All the talk about Waka Flocka Flame lately has been about him beefing with Gucci Mane since Gucci apparently kicked him out of Brick Squad and Flocka dissed Gucci on stage. Regardless of how Waka and Gucci might talk their beef down (which you can see Waka do in the video above at around the three minute mark), their feud always seems fueled by the changing hierarchy of Brick Squad.

The first time Waka and La Flare got into a feud back in 2010, it was right after the perception of Waka went from Gucci's weedcarrier to legitimate star and Gucci was going through a cold moment after owning the previous year. However, they patched things up shortly thereafter.

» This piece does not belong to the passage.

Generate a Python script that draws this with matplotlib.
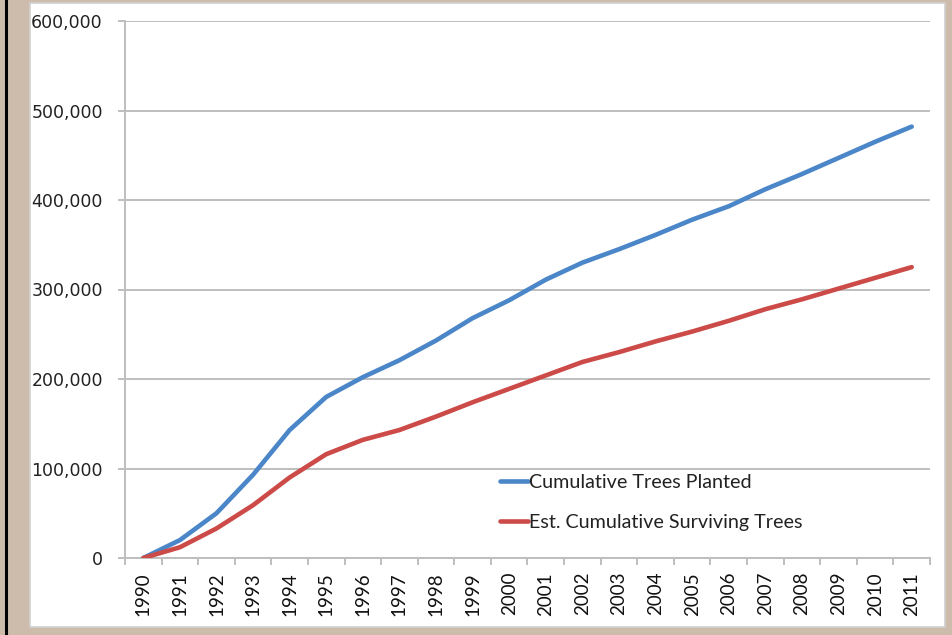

As of late, Waka's buzz has died down considerably since the release of Triple F Life: Friends, Fans & Family and his mixtapes haven't gotten much traction. On the other hand, laced with several iced out watches, Gucci has regained some momentum with popular releases like Trap God 2 and a role in Spring Breakers. In typical Gucci fashion, as soon as he got his buzz up he got himself arrested. Yet that doesn't negate the fact that Gucci has reasserted his place as the hottest member of Brick Squad.

Thus, right now is a ripe moment for another fallout between the two rappers.

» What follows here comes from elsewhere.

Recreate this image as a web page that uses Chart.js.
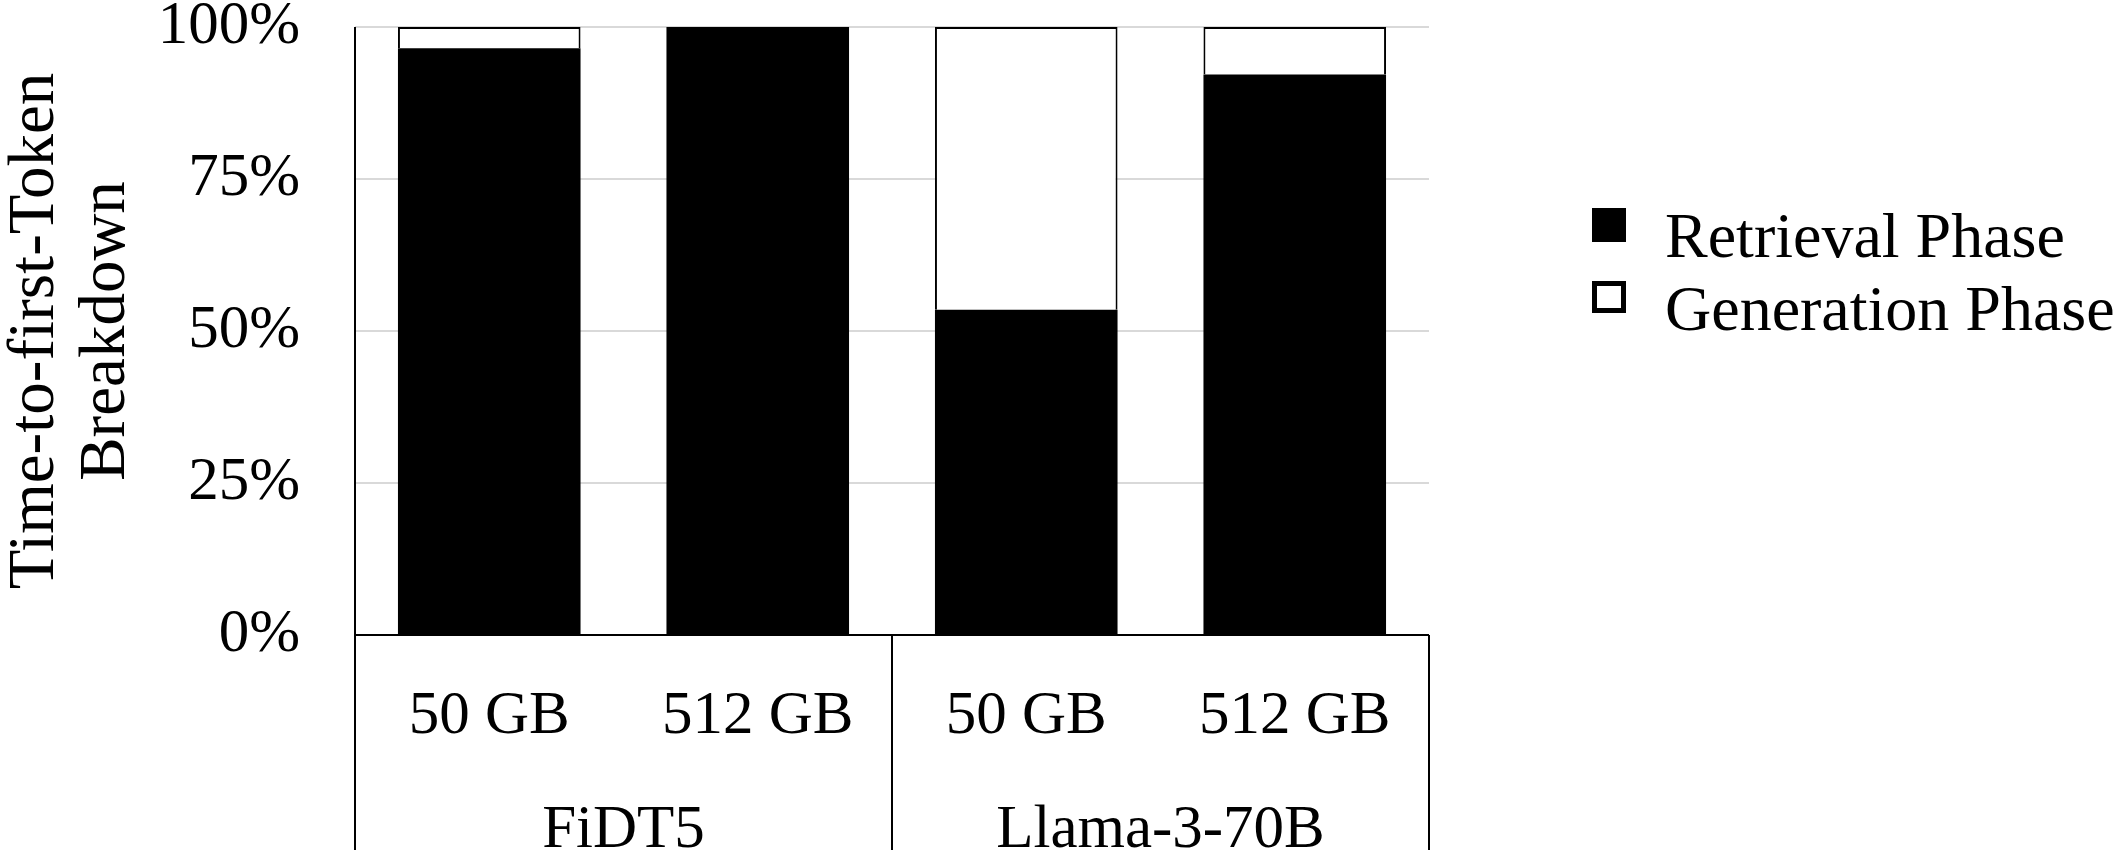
<!DOCTYPE html>
<html>
<head>
<meta charset="utf-8">
<script src="https://cdn.jsdelivr.net/npm/chart.js@4.4.1/dist/chart.umd.min.js"></script>
<style>
  html, body { margin: 0; padding: 0; background: #fff; }
  canvas { display: block; }
</style>
</head>
<body>
<canvas id="chart" width="2118" height="850"></canvas>
<script>
// --- Data ---
const sizes = ['50 GB', '512 GB', '50 GB', '512 GB'];
const models = ['FiDT5', 'Llama-3-70B'];
const retrieval = [96.5, 100, 53.5, 92.2];
const generation = [3.5, 0, 46.5, 7.8];
const seriesNames = ['Retrieval Phase', 'Generation Phase'];
const yTitle = ['Time-to-first-Token', 'Breakdown'];

const FONT = "'Liberation Serif', 'Times New Roman', serif";
const SIZE = 61;

// --- Axis frame: y axis line, baseline, group separators ---
const axisLines = {
  id: 'axisLines',
  afterDatasetsDraw(chart) {
    const { ctx, chartArea: a } = chart;
    const g = chart.scales.group;
    const half = (g.getPixelForTick(1) - g.getPixelForTick(0)) / 2;
    ctx.save();
    ctx.strokeStyle = '#000';
    ctx.lineWidth = 2;
    ctx.beginPath();
    ctx.moveTo(a.left, a.top);
    ctx.lineTo(a.left, chart.height);
    ctx.moveTo(a.left, a.bottom);
    ctx.lineTo(a.right, a.bottom);
    g.ticks.forEach((t, i) => {
      const x = g.getPixelForTick(i) + half;
      ctx.moveTo(x, a.bottom);
      ctx.lineTo(x, chart.height);
    });
    ctx.stroke();
    ctx.restore();
  }
};

// --- Legend on the right ---
const sideLegend = {
  id: 'sideLegend',
  afterDraw(chart) {
    const { ctx, chartArea: a } = chart;
    const x = a.right + 163, box = 34;
    ctx.save();
    ctx.font = '64px ' + FONT;
    chart.data.datasets.forEach((ds, i) => {
      const y = a.top + 181 + i * 73;
      if (ds.backgroundColor === '#000') {
        ctx.fillStyle = '#000';
        ctx.fillRect(x, y, box, box);
      } else {
        ctx.fillStyle = '#fff';
        ctx.fillRect(x, y, box, box - 2);
        ctx.strokeStyle = '#000';
        ctx.lineWidth = 5;
        ctx.strokeRect(x + 2.5, y + 2.5, box - 5, box - 7);
      }
      ctx.fillStyle = '#000';
      ctx.textBaseline = 'alphabetic';
      ctx.fillText(ds.label, x + 73, y + 49);
    });
    ctx.restore();
  }
};

const ctx = document.getElementById('chart').getContext('2d');
new Chart(ctx, {
  type: 'bar',
  data: {
    labels: sizes,
    datasets: [
      {
        label: seriesNames[0],
        data: retrieval,
        backgroundColor: '#000',
        borderColor: '#000',
        borderWidth: 0,
        categoryPercentage: 1,
        barPercentage: 0.68
      },
      {
        label: seriesNames[1],
        data: generation,
        backgroundColor: '#fff',
        borderColor: '#000',
        borderWidth: 2,
        categoryPercentage: 1,
        barPercentage: 0.68
      }
    ]
  },
  options: {
    responsive: false,
    animation: false,
    layout: { padding: { top: 27, right: 689, bottom: 0, left: 0 } },
    plugins: {
      legend: { display: false },
      tooltip: { enabled: false }
    },
    scales: {
      x: {
        stacked: true,
        position: 'bottom',
        grid: { display: false },
        border: { display: false },
        ticks: {
          color: '#000',
          font: { family: FONT, size: SIZE },
          padding: 37,
          autoSkip: false,
          maxRotation: 0
        },
        afterFit(scale) { scale.height = 110; }
      },
      group: {
        type: 'category',
        labels: models,
        position: 'bottom',
        offset: true,
        grid: { display: false },
        border: { display: false },
        ticks: {
          color: '#000',
          font: { family: FONT, size: SIZE },
          padding: 41,
          autoSkip: false,
          maxRotation: 0
        },
        afterFit(scale) { scale.height = 105; }
      },
      y: {
        stacked: true,
        min: 0,
        max: 100,
        grid: {
          color: '#d9d9d9',
          lineWidth: 2,
          drawTicks: true,
          tickLength: 55,
          tickColor: 'rgba(0,0,0,0)'
        },
        border: { display: false },
        ticks: {
          stepSize: 25,
          color: '#000',
          font: { family: FONT, size: SIZE, lineHeight: 0.8 },
          padding: 0,
          callback: v => v + '%'
        },
        title: {
          display: true,
          text: yTitle,
          color: '#000',
          font: { family: FONT, size: 65, lineHeight: 1.1 },
          padding: 0
        },
        afterFit(scale) { scale.width = 355; }
      }
    }
  },
  plugins: [axisLines, sideLegend]
});
</script>
</body>
</html>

Face it: When your album is a sequel, you're basically trying to convince people your new album is good by reminding them you once made a great album.


Meanwhile, Waka has been doing press lately to build anticipation for his upcoming third album, Flockaveli 2. Slated to drop October 5, it'll (hopefully) be released on the three-year anniversary of his debut album. In other words, the album is a reset button: A way for Waka to get back to where he once was.

It's unfortunate that the album sequel gimmick has become so prevalent in hip-hop, but it does serve a purpose: It often denotes a fleeting career. Although the tactic has worked for Jay-Z and Raekwon (who did follow-ups to undisputed classics), when guys like Lloyd Banks do it, you start to get the feeling it's just a cheap marketing ploy. Face it: When your album is a sequel, you're basically trying to convince people your new album is good by reminding them you once made a great album.

"My second album I went so far left, when I was already right," said Waka, while chating with Montreality in the video above. "I wanted to show people I could conquer another genre of people. And I did it."

It's the last part that's unconvincing. Yes, Waka did try and diversify his catalog, it just didn't work. Despite his massive press run for the album, Triple F Life sold slightly less than his debut in its first week and didn't generate any hits on the scale of "No Hands." 

"So now it's time to go back to the essense of music of how I started and what I created," said Waka. "It's time to claim what the fuck I started."

It's true: Waka Flocka Flame changed the sound of hip-hop (Don't believe us? Ask Rick Ross...or Kanye...or Chief Keef). But after abandoning it and trying to go for the crossover, he's trying to get back to where he started. 

We'll see if he can do it and manage to patch it up with Gucci. If and when he does light the streets up again, we're sure the time will be the right for another Gucci/Waka fallout and thus complete the trilogy of their feud.